Danny and Sheridan spent an evening at Charmian’s house in Australia where she showed them her archive of personal letters and scrapbooks.
“I found it really emotional and got quite upset reading the letters. Ron had written one to their youngest son when he was seven-years-old and simplified the handwriting so the kid could read it. It was a really beautiful letter from a father to his son saying how much he missed him and would always love him.
“Because of Ron’s actions, because of the robbery and how he behaved…to throw that all away is a terrible thing.”
As the police closed in on his location, Ron fled to Brazil, where at first he was still hiding from the authorities. He later received a letter from Charmian with the devastating news that their eldest son Nicky had been killed in a car accident.
“I think that’s the thing that tipped him over the edge. The fact that his son dies and he’s a ‘prisoner’ out in Rio.

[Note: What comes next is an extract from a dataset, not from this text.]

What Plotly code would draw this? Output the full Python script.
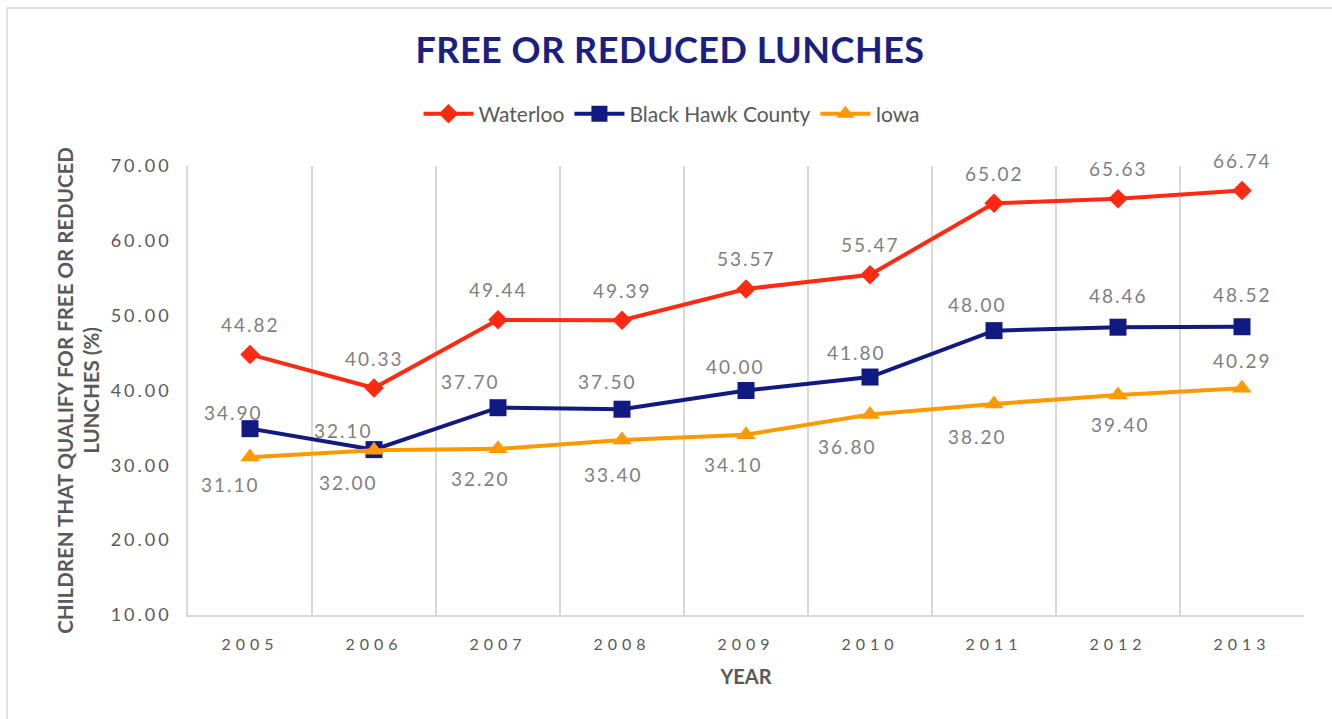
import plotly.graph_objects as go

# ---- data ----
years = ["2005", "2006", "2007", "2008", "2009", "2010", "2011", "2012", "2013"]
waterloo = [44.82, 40.33, 49.44, 49.39, 53.57, 55.47, 65.02, 65.63, 66.74]
black_hawk = [34.90, 32.10, 37.70, 37.50, 40.00, 41.80, 48.00, 48.46, 48.52]
iowa = [31.10, 32.00, 32.20, 33.40, 34.10, 36.80, 38.20, 39.40, 40.29]
y_ticks = [10, 20, 30, 40, 50, 60, 70]

# ---- label offsets (style, px) ----
wat_dx = [0, 0, 0, 0, 0, 0, 0, 0, 0]
wat_dy = [30, 30, 30, 30, 30, 30, 30, 30, 30]
bh_dx = [-17, -31, -28, -15, -11, -14, -17, 0, 0]
bh_dy = [16, 19, 26, 28, 24, 25, 26, 32, 32]
ia_dx = [-20, -26, -18, -9, -13, -23, -17, 2, 0]
ia_dy = [-27, -32, -30, -35, -30, -32, -33, -30, 28]

RED = "#FF2A12"
NAVY = "#111A80"
ORANGE = "#FF9900"
GRID = "#d9d9d9"
TXT = "#595959"
LBL = "#7f7f7f"
FONT = "Lato, 'Open Sans', sans-serif"

series = [
    ("Waterloo", waterloo, RED, "diamond", 15, wat_dx, wat_dy),
    ("Black Hawk County", black_hawk, NAVY, "square", 17, bh_dx, bh_dy),
    ("Iowa", iowa, ORANGE, "triangle-up", 17, ia_dx, ia_dy),
]

fig = go.Figure()
annotations = []
for name, vals, color, symbol, size, dxs, dys in series:
    fig.add_trace(go.Scatter(
        x=years, y=vals, name=name, mode="lines+markers",
        line=dict(color=color, width=4),
        marker=dict(symbol=symbol, size=size, color=color),
        cliponaxis=False,
    ))
    for i, (yv, dx, dy) in enumerate(zip(vals, dxs, dys)):
        annotations.append(dict(
            x=i, y=yv, xref="x", yref="y", text=f"{yv:.2f}",
            showarrow=False, xshift=dx, yshift=dy,
            xanchor="center", yanchor="middle",
            font=dict(family=FONT, size=19, color=LBL),
        ))

L, R, T, B = 188, 28, 166, 104
W, H = 1332, 719
pw, ph = W - L - R, H - T - B

fig.update_layout(
    width=W, height=H,
    margin=dict(l=L, r=R, t=T, b=B),
    paper_bgcolor="white", plot_bgcolor="white",
    title=dict(
        text="<b>FREE OR REDUCED LUNCHES</b>",
        x=670 / W, xanchor="center", y=1 - 50 / H, yanchor="middle",
        font=dict(family="'Liberation Sans Narrow', Lato, sans-serif",
                  size=36, color="#1B1F7F"),
    ),
    legend=dict(
        orientation="h", x=(672 - L) / pw, xanchor="center",
        y=(H - B - 114) / ph, yanchor="middle",
        font=dict(family=FONT, size=21, color=TXT),
        itemwidth=50,
        bgcolor="rgba(0,0,0,0)",
    ),
    showlegend=True,
    xaxis=dict(
        type="category", range=[-0.5, 8.5], tickson="boundaries",
        showgrid=True, gridcolor=GRID, gridwidth=1.5,
        showline=True, linecolor=GRID, linewidth=1.5,
        ticks="", ticklabelstandoff=14,
        tickfont=dict(family=FONT, size=16, color=TXT),
        title=dict(text="<b>YEAR</b>", standoff=18,
                   font=dict(family=FONT, size=20, color=TXT)),
        fixedrange=True,
    ),
    yaxis=dict(
        range=[10, 70], tickvals=y_ticks, tickformat=".2f",
        showgrid=False, zeroline=False,
        showline=True, linecolor=GRID, linewidth=1.5,
        ticks="", ticklabelstandoff=11,
        tickfont=dict(family=FONT, size=18, color=TXT),
        title=dict(text="<b>CHILDREN THAT QUALIFY FOR FREE OR REDUCED<br>LUNCHES (%)</b>",
                   standoff=20, font=dict(family=FONT, size=20.5, color=TXT)),
        fixedrange=True,
    ),
    shapes=[dict(
        type="rect", xref="paper", yref="paper",
        x0=(7 - L) / pw, x1=(W + 20 - L) / pw,
        y0=(H - B - (H + 20)) / ph, y1=(H - B - 8) / ph,
        line=dict(color=GRID, width=1.5), fillcolor="rgba(0,0,0,0)", layer="below",
    )],
)
fig.update_layout(annotations=annotations)

post = ("var s=document.createElement('style');"
        "s.textContent='body{margin:0} .xtick text{letter-spacing:5px} .ytick text{letter-spacing:3px} "
        ".gtitle{letter-spacing:0.5px} .annotation-text{letter-spacing:2px}';"
        "document.head.appendChild(s);")
fig.write_html("out.html", post_script=post, config={"displayModeBar": False})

He starts to spiral out of control and sinks into drugs and booze. There’s this erosion in him. Those darker moments were really interesting to play.”

Danny had to age for the later scenes, especially when Ron was in Rio.

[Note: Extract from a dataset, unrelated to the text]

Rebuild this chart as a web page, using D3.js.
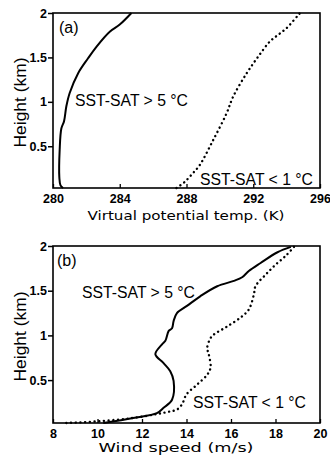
<!DOCTYPE html>
<html>
<head>
<meta charset="utf-8">
<script src="https://cdn.jsdelivr.net/npm/d3@7"></script>
<style>
  body { margin: 0; background: #fff; }
  svg { display: block; }
</style>
</head>
<body>
<svg id="svgID" width="330" height="462"></svg>
<script>
let svg = d3.select("#svgID");

//! DATA
let tempTicks = [280, 284, 288, 292, 296];
let windTicks = [8, 10, 12, 14, 16, 18, 20];
let heightTicks = [0.5, 1, 1.5, 2];

// panel (a): virtual potential temperature profiles
let warmTempHeight = [0.03, 0.06, 0.15, 0.46, 0.70, 0.78, 0.95, 1.10, 1.32, 1.49, 1.62, 1.79, 1.87, 2.0];
let warmTemp = [280.6, 280.45, 280.38, 280.4, 280.5, 280.66, 280.8, 281.0, 281.5, 282.1, 282.6, 283.4, 284.0, 284.7];
let coldTempHeight = [0.03, 0.1, 0.2, 0.29, 0.57, 0.87, 1.06, 1.32, 1.51, 1.68, 1.77, 1.83, 2.0];
let coldTemp = [287.4, 287.9, 288.4, 288.8, 289.6, 290.4, 290.8, 291.6, 292.3, 293.0, 293.6, 294.0, 294.8];

// panel (b): wind speed profiles
let warmWindHeight = [0.02, 0.077, 0.13, 0.19, 0.28, 0.49, 0.6, 0.69, 0.79, 0.9, 0.94, 1.05, 1.08, 1.16, 1.25, 1.33, 1.44, 1.55, 1.61, 1.65, 1.72, 1.81, 1.93, 1.99];
let warmWind = [10.26, 11.6, 12.67, 12.97, 13.35, 13.42, 13.27, 12.97, 12.6, 12.9, 13.05, 13.2, 13.35, 13.42, 13.57, 14.02, 14.63, 15.38, 16.13, 16.5, 16.8, 17.33, 18.09, 18.69];
let coldWindHeight = [0.02, 0.04, 0.077, 0.12, 0.15, 0.17, 0.23, 0.34, 0.45, 0.56, 0.64, 0.79, 0.86, 0.97, 1.01, 1.10, 1.2, 1.29, 1.46, 1.55, 1.68, 1.79, 1.89, 1.99];
let coldWind = [8.6, 10.1, 11.6, 12.67, 13.27, 13.57, 13.8, 14.0, 14.48, 14.93, 15.08, 15.0, 14.93, 15.08, 15.23, 15.83, 16.43, 16.8, 17.03, 17.1, 17.56, 18.0, 18.46, 18.83];

let warmLabel = "SST-SAT > 5 \u00B0C";
let coldLabel = "SST-SAT < 1 \u00B0C";

//? draws one panel
function panel(opt) {
    let x = d3.scaleLinear().domain(opt.xDomain).range([53, 320]);
    let y = d3.scaleLinear().domain([opt.yMin, 2]).range([opt.bottom, opt.top]);
    let g = svg.append("g");

    let line = d3.line()
        .x(d => x(d[0]))
        .y(d => y(d[1]))
        .curve(d3.curveCatmullRom);

    g.append("path")
        .datum(d3.zip(opt.warmX, opt.warmY))
        .attr("d", line)
        .attr("fill", "none")
        .attr("stroke", "black")
        .attr("stroke-width", 2);

    g.append("path")
        .datum(d3.zip(opt.coldX, opt.coldY))
        .attr("d", line)
        .attr("fill", "none")
        .attr("stroke", "black")
        .attr("stroke-width", 2.4)
        .attr("stroke-linecap", "round")
        .attr("stroke-dasharray", "0.1 4.6");

    // frame
    g.append("rect")
        .attr("x", 53).attr("y", opt.top)
        .attr("width", 267).attr("height", opt.bottom - opt.top)
        .attr("fill", "none")
        .attr("stroke", "black")
        .attr("stroke-width", 1.6);

    // bottom axis, ticks pointing inward
    let xAxis = g.append("g")
        .attr("transform", `translate(0,${opt.bottom})`)
        .call(d3.axisBottom(x).tickValues(opt.xTicks).tickSizeInner(-4).tickSizeOuter(0).tickPadding(6));
    xAxis.select(".domain").remove();
    xAxis.selectAll("line").attr("stroke-width", 1.3);
    xAxis.selectAll("text")
        .attr("font-family", "Liberation Sans, Arial, sans-serif")
        .attr("font-weight", "bold")
        .attr("font-size", 12.5)
        .attr("fill", "black");

    // left axis, ticks pointing outward
    let yAxis = g.append("g")
        .attr("transform", "translate(53,0)")
        .call(d3.axisLeft(y).tickValues(heightTicks).tickSize(5).tickPadding(1).tickFormat(d3.format("")));
    yAxis.select(".domain").remove();
    yAxis.selectAll("line").attr("stroke-width", 1.5);
    yAxis.selectAll("text")
        .attr("font-family", "Liberation Sans, Arial, sans-serif")
        .attr("font-weight", "bold")
        .attr("font-size", 12.5)
        .attr("fill", "black");

    // axis titles
    g.append("text")
        .attr("x", opt.titleX).attr("y", opt.titleY)
        .attr("text-anchor", "middle")
        .attr("font-family", "DejaVu Sans, sans-serif")
        .attr("font-size", 12)
        .attr("textLength", opt.titleLen)
        .attr("lengthAdjust", "spacingAndGlyphs")
        .text(opt.title);

    g.append("text")
        .attr("transform", `translate(26,${(opt.top + opt.bottom) / 2 + 2}) rotate(-90)`)
        .attr("text-anchor", "middle")
        .attr("font-family", "Liberation Sans, Arial, sans-serif")
        .attr("font-size", 16)
        .attr("textLength", 90)
        .attr("lengthAdjust", "spacingAndGlyphs")
        .text("Height (km)");

    g.append("text")
        .attr("x", opt.tag[0]).attr("y", opt.tag[1])
        .attr("font-family", "Liberation Sans, Arial, sans-serif")
        .attr("font-size", 16)
        .text(opt.tag[2]);

    // curve labels
    [[opt.warmPos, warmLabel], [opt.coldPos, coldLabel]].forEach(function (l) {
        g.append("text")
            .attr("x", l[0][0]).attr("y", l[0][1])
            .attr("font-family", "Liberation Sans, Arial, sans-serif")
            .attr("font-size", 16)
            .attr("textLength", 113)
            .attr("lengthAdjust", "spacingAndGlyphs")
            .text(l[1]);
    });
}

panel({
    xDomain: [280, 296], xTicks: tempTicks, yMin: 0.03, top: 13, bottom: 188,
    warmX: warmTemp, warmY: warmTempHeight, coldX: coldTemp, coldY: coldTempHeight,
    title: "Virtual potential temp. (K)", titleX: 186, titleY: 220, titleLen: 197,
    tag: [59, 33, "(a)"], warmPos: [75, 106], coldPos: [200, 185]
});

panel({
    xDomain: [8, 20], xTicks: windTicks, yMin: 0.02, top: 246, bottom: 423,
    warmX: warmWind, warmY: warmWindHeight, coldX: coldWind, coldY: coldWindHeight,
    title: "Wind speed (m/s)", titleX: 176, titleY: 452, titleLen: 155,
    tag: [57, 266, "(b)"], warmPos: [82, 298], coldPos: [193, 408]
});
</script>
</body>
</html>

“I had to wear a hair piece and they started all the grey hair at a later stage. You do as much as you can to change him physically. Because at the start of the story he is such a man about town and so full of life.”
Ron’s attitude to his wife and family change when he sees them in Brazil.
“I talked to our director Paul Whittington a lot about that. When people go to prison it’s a survival technique. You have to cut all ties with your loved ones in order to survive and get through it.
“He was capable of doing that. He had hooded eyelids and could close off behind his eyes like he wasn’t even listening to you or you weren’t even in the room with him.”
Neither Danny or Sheridan met Ron.
“He’s had so many strokes that I don’t know how helpful that would have been. I think they were also worried that there would be some sort of influence on me as to how I would play him if I met him.
“The thing about Ronnie Biggs was that he was able to get the best out of most people and was an incredibly charismatic and likeable guy. He was a very astute human being, street smart and able to manipulate a situation.
“People think he’s going to be this cockney wide boy robber. He wasn’t that. He loved jazz and had a bit of sophistication about him.
“The conundrum about his involvement in the robbery is that he said he did it for his family, to give them the life he never had. That’s what he said at the time. But Charmian would say now, in hindsight, that he did it for himself. He did it for self-gain and his ego.
“It’s all dependent on who you want to believe. I think it would probably be the latter.”
Daniel’s credits include Public Enemies, Made In Dagenham, Ashes To Ashes, Outcasts and Treasure Island.
Five-part drama Mrs Biggs begins on ITV1 at 9pm on Wednesday September 5 with a 90-minute opening episode.